Besides, the horrors of pre-invasion Iraq had nothing to do with Islam’s inner demons. Mr Hussein’s was a secular dictatorship in which Islamists of all stripes kept their heads down. It is true, and it is commendable, that once America and Britain had toppled Mr Hussein, they helped to organise free elections. They are right to support Iraq’s new government and to make the argument for democracy elsewhere in the Arab world. But portraying the whole enterprise as if it had from the start been all about an experiment in democracy just makes Muslims crosser.
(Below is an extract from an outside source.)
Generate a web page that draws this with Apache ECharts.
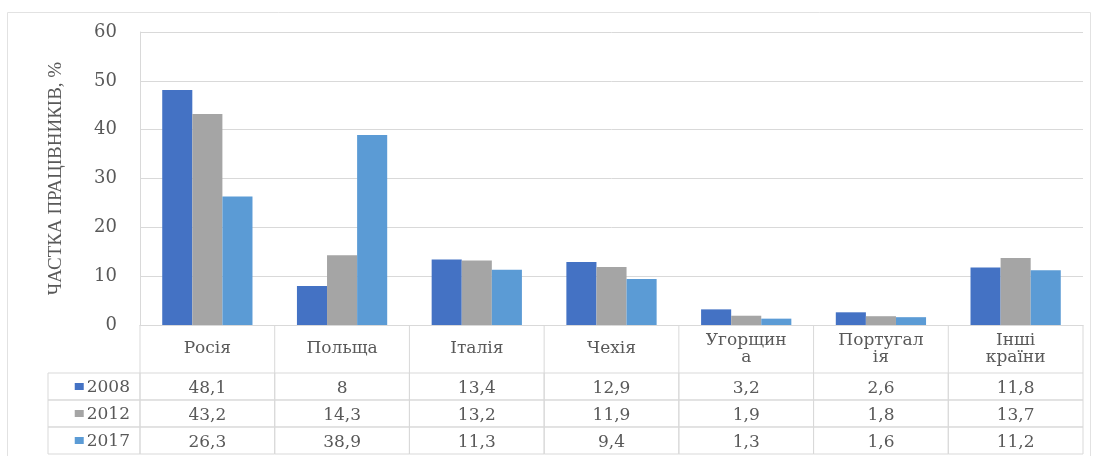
<!DOCTYPE html>
<html>
<head>
<meta charset="utf-8">
<script src="https://cdn.jsdelivr.net/npm/echarts@6/dist/echarts.min.js"></script>
<style>
html,body{margin:0;padding:0;background:#fff;}
#chart{width:1098px;height:456px;}
</style>
</head>
<body>
<div id="chart"></div>
<script>
// ---- data ----
const categories = ['Росія', 'Польща', 'Італія', 'Чехія', 'Угорщин\nа', 'Португал\nія', 'Інші\nкраїни'];
const years = ['2008', '2012', '2017'];
const v2008 = [48.1, 8, 13.4, 12.9, 3.2, 2.6, 11.8];
const v2012 = [43.2, 14.3, 13.2, 11.9, 1.9, 1.8, 13.7];
const v2017 = [26.3, 38.9, 11.3, 9.4, 1.3, 1.6, 11.2];
const yMin = 0, yMax = 60, yStep = 10;
const yTitle = 'ЧАСТКА ПРАЦІВНИКІВ, %';

// ---- style ----
const colors = ['#4472C4', '#A5A5A5', '#5B9BD5'];
const lineCol = '#d9d9d9';
const textCol = '#595959';
const font = 'DejaVu Serif';
const seriesValues = [v2008, v2012, v2017];

const tableData = [];
seriesValues.forEach((arr, r) => arr.forEach((v, c) => tableData.push([c, r, v])));

function fmt(v) { return String(v).replace('.', ','); }

function renderCell(params, api) {
  const c = api.value(0), r = api.value(1);
  const center = api.coord([c, r]);
  const size = api.size([1, 1]);
  const w = size[0], h = size[1];
  const x0 = center[0] - w / 2, y0 = center[1] - h / 2;
  const cs = params.coordSys;
  const ls = { stroke: lineCol, lineWidth: 1, fill: null };
  const children = [
    { type: 'rect', shape: { x: x0, y: y0, width: w, height: h }, style: ls },
    { type: 'text', style: { text: fmt(api.value(2)), x: center[0], y: center[1] + 2,
        align: 'center', verticalAlign: 'middle', fontSize: 17, fontFamily: font, fill: textCol } }
  ];
  if (c === 0) {
    children.push({ type: 'rect', shape: { x: cs.x - 92, y: y0, width: 92, height: h }, style: ls });
  }
  if (r === 0) {
    children.push({ type: 'line', shape: { x1: x0, y1: cs.y - 48, x2: x0, y2: y0 }, style: ls });
    if (c === categories.length - 1) {
      children.push({ type: 'line', shape: { x1: x0 + w, y1: cs.y - 48, x2: x0 + w, y2: y0 }, style: ls });
    }
  }
  return { type: 'group', children };
}

const chart = echarts.init(document.getElementById('chart'));
const rich = { t: { fontSize: 17, fontFamily: font, color: textCol, padding: [2, 0, 0, 3] } };
years.forEach((y, i) => { rich['s' + i] = { backgroundColor: colors[i], width: 9, height: 7 }; });

chart.setOption({
  animation: false,
  backgroundColor: '#fff',
  graphic: [{
    type: 'rect', silent: true,
    shape: { x: 7.5, y: 12.5, width: 1083, height: 470 },
    style: { fill: null, stroke: '#e2e2e2', lineWidth: 1 }
  }],
  grid: [
    { left: 140, right: 15, top: 32, height: 293 },
    { left: 140, right: 15, top: 373, height: 81 }
  ],
  xAxis: [
    {
      type: 'category', gridIndex: 0, data: categories,
      axisLine: { lineStyle: { color: lineCol } },
      axisTick: { show: false },
      splitLine: { show: false },
      axisLabel: { interval: 0, margin: 24, verticalAlign: 'middle', lineHeight: 17,
        fontSize: 17, fontFamily: font, color: textCol }
    },
    {
      type: 'category', gridIndex: 1, data: categories, show: false
    }
  ],
  yAxis: [
    {
      type: 'value', gridIndex: 0, min: yMin, max: yMax, interval: yStep,
      name: yTitle, nameLocation: 'middle', nameRotate: 90, nameGap: 74,
      nameTextStyle: { fontSize: 19, fontFamily: 'Liberation Serif', color: textCol },
      axisLine: { show: true, lineStyle: { color: lineCol } },
      axisTick: { show: false },
      splitLine: { lineStyle: { color: lineCol } },
      axisLabel: { margin: 23, fontSize: 18, fontFamily: font, color: textCol }
    },
    {
      type: 'category', gridIndex: 1, data: years, inverse: true,
      axisLine: { show: false }, axisTick: { show: false }, splitLine: { show: false },
      axisLabel: { margin: 10, formatter: (v, i) => '{s' + i + '|}{t|' + v + '}', rich: rich }
    }
  ],
  series: [
    { name: years[0], type: 'bar', xAxisIndex: 0, yAxisIndex: 0, data: v2008, barGap: '0%', barCategoryGap: '33%', itemStyle: { color: colors[0] } },
    { name: years[1], type: 'bar', xAxisIndex: 0, yAxisIndex: 0, data: v2012, barGap: '0%', barCategoryGap: '33%', itemStyle: { color: colors[1] } },
    { name: years[2], type: 'bar', xAxisIndex: 0, yAxisIndex: 0, data: v2017, barGap: '0%', barCategoryGap: '33%', itemStyle: { color: colors[2] } },
    { type: 'custom', xAxisIndex: 1, yAxisIndex: 1, data: tableData, renderItem: renderCell, silent: true }
  ]
});
</script>
</body>
</html>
By what right do you invade someone else’s country in order to impose a pattern of government?  ~The Economist

The Economist was one of the last real holdouts of Iraq war loyalism in the European press, and its description of that war as a “total failure” marks a new low in the administration’s ability to convince even those Europeans who are ideologically and politically most favourable to his foreign policy that the war is going well or that he and his administration have even the foggiest idea of what they’re doing.  With the all-but-complete defection of the editorial pages of The Economist to the camp of the skeptics and critics on Iraq, one increasingly gets the sense that the whole of the British public (not just the 70% who opposed the war in the first place) is tiring of Mr. Bush’s one-trick act.  His administration’s redoubled efforts to bludgeon war critics with preposterous propagandistic references to appeasement and “Islamic fascism” will only confirm Economist types in their loss of confidence.